To my surprise it actually performed better than before! Whatever optimizations Squarespace did in the background ended up breathing new life into this machine. Still not as fast as a modern computer, but nothing that would make you call it a slow machine and make you want to hurl it down the street after typing for 15 minutes, only to find out that nothing was saved due to website errors and not pressing the save button frequently enough. I used to blame the laptop for those issues before, but in hindsight, maybe it was Squarespace that was the kink in the armor?

It just goes to show that software optimization can go a long way in making an old computer work like new.

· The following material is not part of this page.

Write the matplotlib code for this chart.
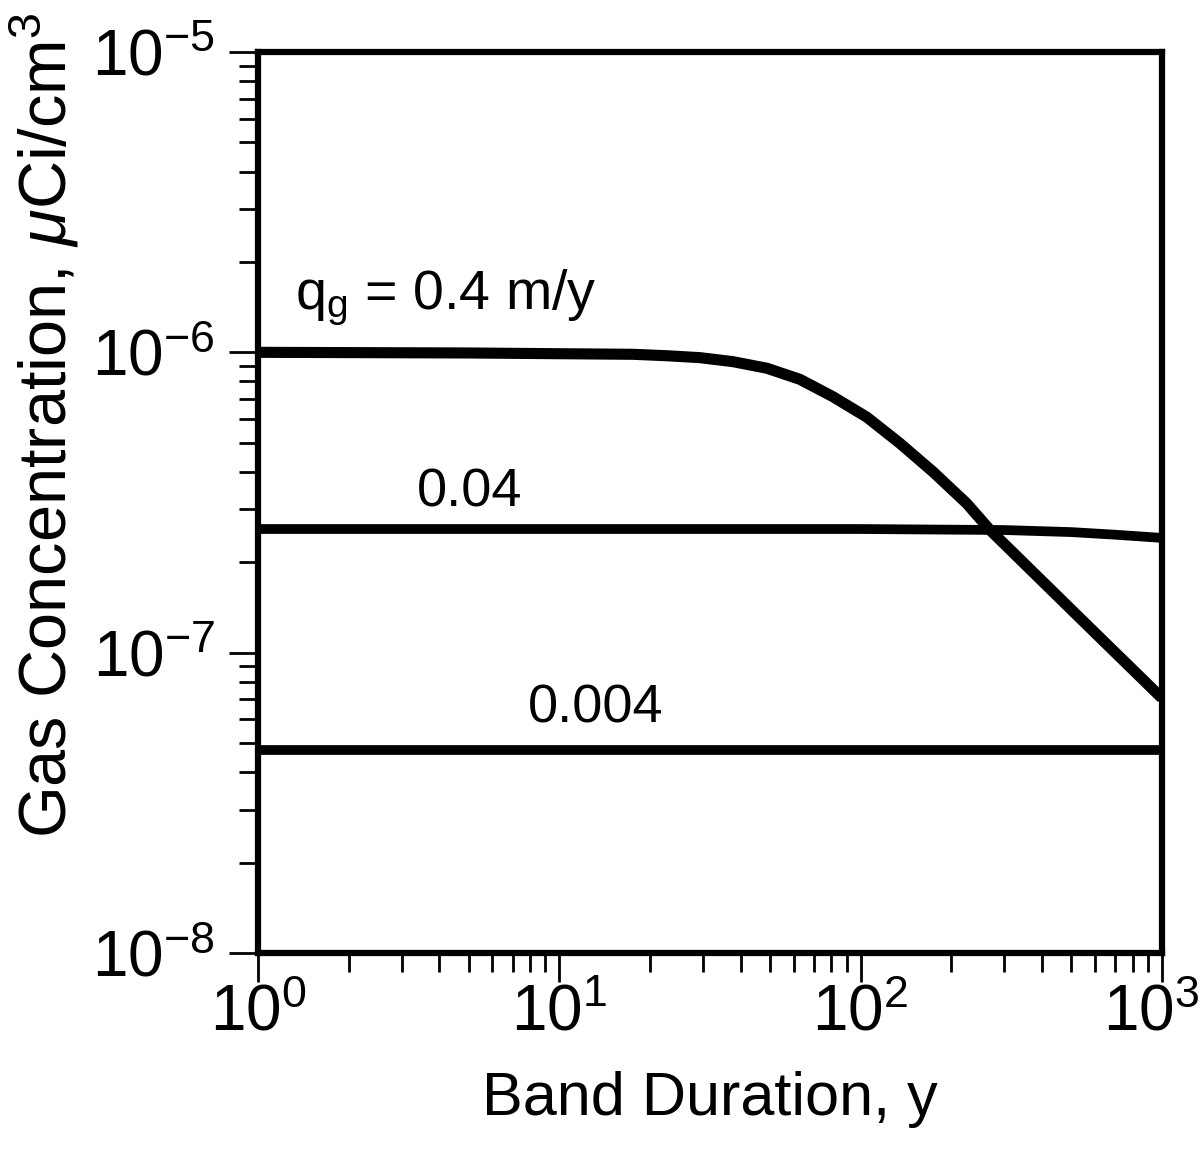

Not everything is great, of course, since we are still talking about an 11-year old laptop. The battery life is at best 3 hours, which is good enough for me and probably most people who would use this as a backup computer. Once again my main use for this laptop was as a desktop, and the hardest I pushed it would be using Squarespace while doing some graphical work in Canva. I would also have the typical Apple apps open in the background, such as Mail, Safari, Notes, and Apple News. Safari works fine and you can easily browse any website with no issues, including YouTube.

When I bought it in 2018, I paid around $800 for it. Now, you can get these for $300 at the high end, which is insane. I’m not saying you should buy this laptop, since for another $300 you could get an M1 Air that is miles ahead of this Intel based laptop. What I am trying to say is, if you have one of these lying around, you should definitely give it another life.

Maybe you know someone who wants to try macOS but doesn’t want to take the plunge? Let them borrow this for a while. Or you have a child who needs a real computer (sorry Chromebooks, and iPads). 

If you do want to tinker around and get one, remember to get the right spec. It has to have 16GB of RAM since that is not user upgradeable, and you should get the GT 750M graphics. It helps a ton. For more details, check out Louis Rossman’s video about which older Macs are worth buying. Remember, this video came out during the butterfly keyboard era, and also before Apple introduced the M1 chip.

Unfortunately if you need to buy a charger, they’re still $80 brand new for a real one. Don’t get a fake one and burn your house down.